Preparation and putting in place measures and strategies ahead of time to mitigate the spread of a health risk once it has been identified are the keys to preventing an outbreak of disease from becoming a pandemic.
To that end, the International Organization for Migration (IOM) has launched a project to bolster national preparedness and surveillance at the points of entry along the country’s border with the Democratic Republic of Congo (DRC), where an outbreak of Ebola eight month ago has claimed the lives of nearly 680 people according to the World Health Organization.
To prevent the outbreak from spreading to neighbouring Uganda, the UN Central Emergency Response Fund (CERF) recently approved a grant of USD 717,000 to IOM to focus on national preparedness and public health response strategies with comprehensive population mobility-related information. IOM is implementing the project in synergies with other UN agencies and partnership with the Uganda Government.

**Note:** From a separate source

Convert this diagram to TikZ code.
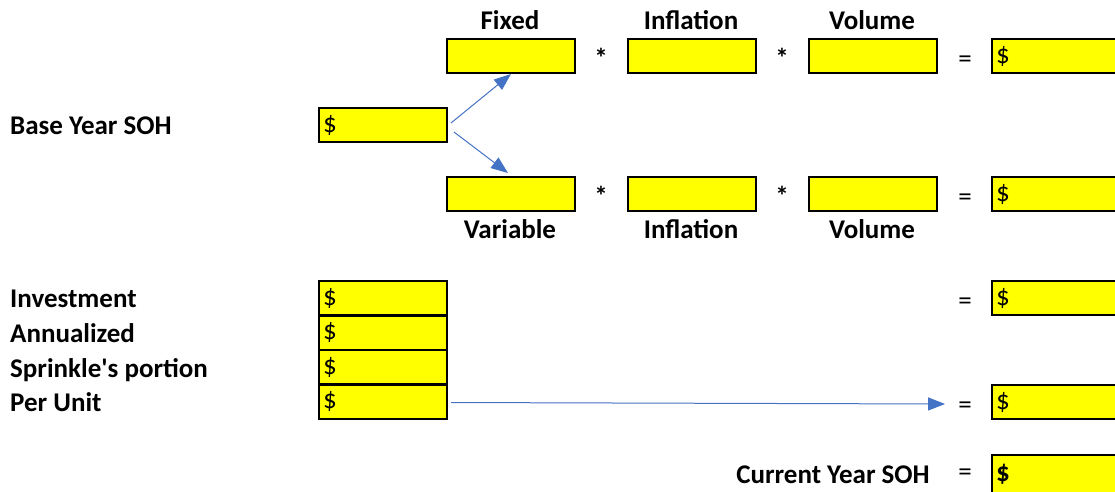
\documentclass[tikz,border=0pt]{standalone}
\usepackage{fontspec}
\setmainfont{Carlito}
% plain family without TeX quote ligatures, so ' stays straight
\newfontfamily\carlito{Carlito}
\usetikzlibrary{arrows.meta}
\definecolor{cellfill}{RGB}{255,255,0}
\definecolor{arrowblue}{RGB}{68,114,196}

\begin{document}
\begin{tikzpicture}[x=1pt,y=-1pt,
  cell/.style={draw=black, line width=2pt, fill=cellfill, anchor=north west,
    minimum height=34pt, text width=120pt, inner xsep=4pt, inner ysep=0pt,
    align=left, font=\carlito\fontsize{27}{30}\selectfont},
  widecell/.style={cell, text width=140pt},
  lbl/.style={font=\carlito\fontsize{27}{30}\selectfont\bfseries, inner sep=0pt},
  op/.style={font=\carlito\fontsize{27}{30}\selectfont, inner sep=0pt},
  times/.style={op, font=\carlito\fontsize{27}{30}\selectfont\bfseries},
  arr/.style={draw=arrowblue, line width=1pt, -{Triangle[length=17pt,width=13pt]}}
]
\useasboundingbox (0,0) rectangle (1115,491);

% fixed-cost row
\node[lbl, anchor=base] (hfixed) at (510,29) {Fixed};
\node[lbl, anchor=base] (hinfl1) at (691,29) {Inflation};
\node[lbl, anchor=base] (hvol1) at (872,29) {Volume};
\node[cell] (fixed) at (446,38) {};
\node[times] (m1) at (601,58) {*};
\node[cell] (infl1) at (627,38) {};
\node[times] (m2) at (782,58) {*};
\node[cell] (vol1) at (808,38) {};
\node[op] (eq1) at (965,62) {=};
\node[widecell] (res1) at (991,38) {\$};

% base year
\node[lbl, anchor=base west] (lbase) at (10,134) {Base Year SOH};
\node[cell] (base) at (318,107) {\$};

% variable-cost row
\node[cell] (var) at (446,176) {};
\node[times] (m3) at (601,196) {*};
\node[cell] (infl2) at (627,176) {};
\node[times] (m4) at (782,196) {*};
\node[cell] (vol2) at (808,176) {};
\node[op] (eq2) at (965,200) {=};
\node[widecell] (res2) at (991,176) {\$};
\node[lbl, anchor=base] (hvar) at (510,238) {Variable};
\node[lbl, anchor=base] (hinfl2) at (691,238) {Inflation};
\node[lbl, anchor=base] (hvol2) at (872,238) {Volume};

% investment stack
\node[lbl, anchor=base west] (linv) at (10,307) {Investment};
\node[lbl, anchor=base west] (lann) at (10,342) {Annualized};
\node[lbl, anchor=base west] (lspr) at (10,377) {Sprinkle's portion};
\node[lbl, anchor=base west] (lpu) at (10,411) {Per Unit};
\node[cell] (inv) at (318,280) {\$};
\node[cell] (ann) at (318,314.5) {\$};
\node[cell] (spr) at (318,349) {\$};
\node[cell] (pu) at (318,383.5) {\$};
\node[op] (eq3) at (965,304) {=};
\node[widecell] (res3) at (991,280) {\$};
\node[op] (eq4) at (965,408) {=};
\node[widecell] (res4) at (991,384) {\$};

% total
\node[lbl, anchor=base east] (lcur) at (930,483) {Current Year SOH};
\node[op] (eq5) at (965,475) {=};
\node[widecell, font=\carlito\fontsize{27}{30}\selectfont\bfseries,
  minimum height=0pt, inner ysep=4pt, text height=22pt, text depth=18pt] (total) at (991,454) {\$};

% connectors
\draw[arr] ([shift={(3,-2)}]base.east) -- (fixed.south);
\draw[arr] ([shift={(6,7)}]base.east) -- ([shift={(-3,-3)}]var.north);
\draw[arr] ([shift={(3,1)}]pu.east) -- ([shift={(-13,-4)}]eq4.west);
\end{tikzpicture}
\end{document}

“The health system through the leadership of Ministry of Health is building on strategies and structures that will be the foundation for a stronger disease surveillance system that will look not just at Ebola outbreaks, but also to all diseases that may be spreading within and across a country,” IOM Uganda Chief of Mission Ali Abdi said during a launch event for the new initiative last week in south-western Uganda.
“The volunteers and health workers that we are training will be also our future resources as capacities cannot disappear but will grow stronger with experience.”
Although none of the nine previous outbreaks in DRC were transmitted outside the country, the WHO has assessed the risk this time as “very high” due to the proximity to urban centres and international borders. Transportation and trade links are also deemed potential conduits along which the disease may spread.
Countries like Uganda and Rwanda also host and continue to receive Congolese refugees and asylum seekers. These factors have heightened the need for DRC’s neighbours to be improve preparedness to contain a potential outbreak across the borders without inhibiting travel or trade.
The CERF-funded project Improving National Preparedness and Information Management for Ebola Virus Disease Surveillance at Ugandan Points of Entry was launched 2 April in Kisoro, one of the districts bordering DRC.
Thirty-two mobile telephone handsets and four computers have been handed over to targeted districts to support the capture and relay of population mobility-related data to the district headquarters in the region and to the national emergency operation centre in Kampala. IOM is also deploying data analysts to each of the districts.
Such enhanced national and local capacity at points of entry to effectively prevent detect and manage EVD and other health risks will be augmented by training border and health personnel in screening and surveillance techniques, as well. IOM will also strengthen the capacity of officials to raise alerts and improve reaction to possible health threats across the border through improved coordination on points of entry at the local and national levels.
Presiding at the project launch was Assistant Commissioner Allan Muruta, the Ebola Incident Commander in Uganda’s Ministry of Health, with whose personnel IOM will work in the south-western districts of Kisoro, Kanungu, Rukungiri
Further IOM interventions in Uganda include:
- training border officials on managing borders during humanitarian emergencies,
- screening refugees confirmed for resettlement and
- establishing flow monitoring using IOM’s Displacement Tracking Matrix (DTM)
DTM data inform the response as knowledge of population mobility dynamics is crucial for rendering epidemiology and public health decisions that aim to prevent, detect and respond to public health events. IOM also has harmonized standard operating procedures at points of entry to reinforce collaboration and impact.
During the 2013-2016 Ebola outbreak in West Africa, IOM developed the Health, Border and Mobility Management Framework (HBMM) for use in locations where the risk of disease transmission is high between migrant and sedentary communities. The framework empowers governments and communities to prevent, detect and respond to health threats at points of origin, transit, destination and return.